To: LVM general discussion and development <linux-lvm@redhat.com>
Cc: Andreas Pflug <pgadmin@pse-consulting.de>

Dne 9.8.2013 09:57, Andreas Pflug napsal(a):
> Am 08.08.13 12:01, schrieb Zdenek Kabelac:
>> Dne 7.8.2013 19:18, Andreas Pflug napsal(a):
>>> On 08/07/13 11:41, Zdenek Kabelac wrote:
>>>> Dne 7.8.2013 11:22, Andreas Pflug napsal(a):
>>>>> Am 06.08.13 19:37, schrieb Bastian Blank:
>>>>>> Hi
>>>>>>
>>>>>> I tried to tackle a particular bug that shows up in Debian for
>>>>>> some time
>>>>>> now. Some blamed the udev rules and I still can't completely rule
>>>>>> them
>>>>>> out. But this triggers a much worse bug in the error cleanup of the
>>>>>> snapshot remove. I reproduced this with Debian/Linux 3.2.46/LVM
>>>>>> 2.02.99
>>>>>> without udevd running and Fedora 19/LVM 2.02.98-10.fc19.
>>>>>>
>>>>>> On snapshot removal, LVM first converts the device into a regular LV
>>>>>> (lv_remove_snapshot) and in a second step removes this LV
>>>>>> (lv_remove_single). Is there a reason for this two step removal?

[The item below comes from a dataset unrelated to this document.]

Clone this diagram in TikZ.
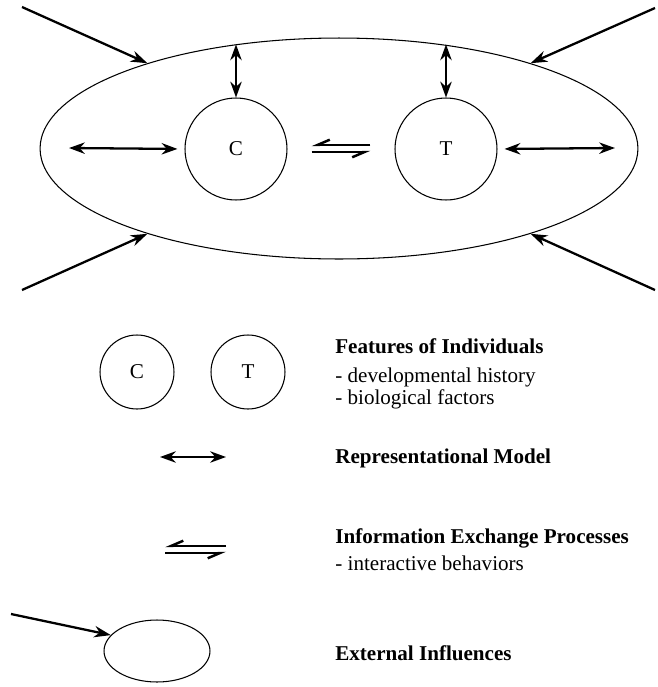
\documentclass[tikz,border=0pt]{standalone}
\usepackage{fontspec}
\setmainfont{Liberation Serif}
\usetikzlibrary{shapes.geometric, arrows.meta}

\tikzset{
  field/.style={ellipse, draw, line width=0.6pt, inner sep=0pt,
    minimum width=11.96cm, minimum height=4.42cm},
  person/.style={circle, draw, line width=0.6pt, inner sep=0pt, minimum size=2.04cm},
  link/.style={line width=1.3pt, {Stealth[length=9pt,width=6.5pt]}-{Stealth[length=9pt,width=6.5pt]}},
  push/.style={line width=1.3pt, -{Stealth[length=9.5pt,width=6.5pt]}},
  harp/.style={line width=1.4pt, -{Straight Barb[right,length=7pt,width=6pt]}},
  caption/.style={anchor=base west, inner sep=0pt}
}

\begin{document}
\begin{tikzpicture}[x=0.02cm, y=-0.02cm, font=\fontsize{12}{14}\selectfont]
\useasboundingbox (0,0) rectangle (658,687);

% Draw the field and the two individuals
\node[field] (field) at (339,148.5) {};
\node[person] (C) at (236,149) {C};
\node[person] (T) at (446,149) {T};

% Draw the representational models
\draw[link] (C.north) -- (C.north |- field.135);
\draw[link] (T.north) -- (T.north |- field.45);
\coordinate (cleft) at (69,148);
\coordinate (tright) at (615,148);
\draw[link, shorten >=4pt] (cleft) -- (C.west);
\draw[link, shorten <=4pt] (T.east) -- (tright);

% Draw the exchange between C and T
\draw[harp, shorten <=0.48cm, shorten >=0.48cm] ([yshift=2.3pt]T.west) -- ([yshift=2.3pt]C.east);
\draw[harp, shorten <=0.48cm, shorten >=0.48cm] ([yshift=-1.7pt]C.east) -- ([yshift=-1.7pt]T.west);

% Draw the external influences
\foreach \ang/\x/\y in {156/22/7, 24/655/8, 204/22/290, 336/655/290} {
  \coordinate (src\ang) at (\x,\y);
  \draw[push] (src\ang) -- (field.\ang);
}

% Legend: features of individuals
\node[person, minimum size=1.48cm] (lc) at (137,372) {C};
\node[person, minimum size=1.48cm] (lt) at (248,372) {T};
\node[caption, font=\fontsize{12}{14}\selectfont\bfseries] (features) at (335,353) {Features of Individuals};
\node[caption] (history) at (335,382) {- developmental history};
\node[caption] (biology) at (335,404) {- biological factors};

% Legend: representational model
\coordinate (ma) at (160,457);
\coordinate (mb) at (226,457);
\draw[link] (ma) -- (mb);
\node[caption, font=\fontsize{12}{14}\selectfont\bfseries] (model) at (335,463) {Representational Model};

% Legend: information exchange
\coordinate (ea) at (165,546);
\coordinate (eb) at (226,546);
\coordinate (ec) at (165,553);
\coordinate (ed) at (226,553);
\draw[harp] (eb) -- (ea);
\draw[harp] (ec) -- (ed);
\node[caption, font=\fontsize{12}{14}\selectfont\bfseries] (exchange) at (335,543) {Information Exchange Processes};
\node[caption] (behavior) at (335,570) {- interactive behaviors};

% Legend: external influences
\node[field, minimum width=2.12cm, minimum height=1.24cm] (lfield) at (157,651) {};
\coordinate (lsrc) at (11,614);
\draw[push] (lsrc) -- (lfield.161);
\node[caption, font=\fontsize{12}{14}\selectfont\bfseries] (external) at (335,660) {External Influences};

\end{tikzpicture}
\end{document}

An
>>>>>> error during removal leaves a non-snapshot LV behind.
>>>>> Ah, this explains why sometimes my backup stops: I take a snapshot,
>>>>> rsync the stuff and remove the snapshot with a daily cron job, but I
>>>>> observed twice that a non-snapshot volume named like a backup snapshot
>>>>> was lingering around, preventing the script to work. So this is no
>>>>> exotic corner case, but happens in real life.
>>>>>
>>>>> I observe this since I dist-upgraded to wheezy.
>>>>>
>>>>
>>>> Because Debian is using non-upstream udev rules.
>>>>
>>>> With upstream udev rules with standard real-life use, this situation
>>>> cannot happen - since these rules are constructed to play better with
>>>> udev WATCH rule.
>>>
>>> Hm, does udev play a role on this at all? Without having dived the
>>> code, I'd
>>> assume udev has only to do with creation and deletion of /dev/mapper/...
>>> and/or /dev/vgname/... devices (upon lvchange -aX), but not with lvm
>>> metadata
>>> manipulation.
>>
>>
>> Udev attempts to update it device database after any change event
>> (you could observe its work with udevadm monitor)
>>
>> So in your case -  you unmount filesystem -> close device -> fires
>> WATCH event with some randomly delayed (systemd)udevd scan machism -
>> so in unpredictable moment blkid opens device and scans its sectors
>> (keeping device open and interfering with deactivate operation). For
>> this short-time opens there is now built-in retry which tries to
>> deactivate device several times when it's known device is not mounted.
>
> So in order to harden my script against this problem, I should
> deactivate the volume explicitely, wait a while and then remove it?

If you call  'udevadm settle'  after umount --  it will wait till udev
finishes its work.

However recent lvm2 has the 'retry' loop built-in - so it should not be needed 
if the proper udev rules are in place.

Zdenek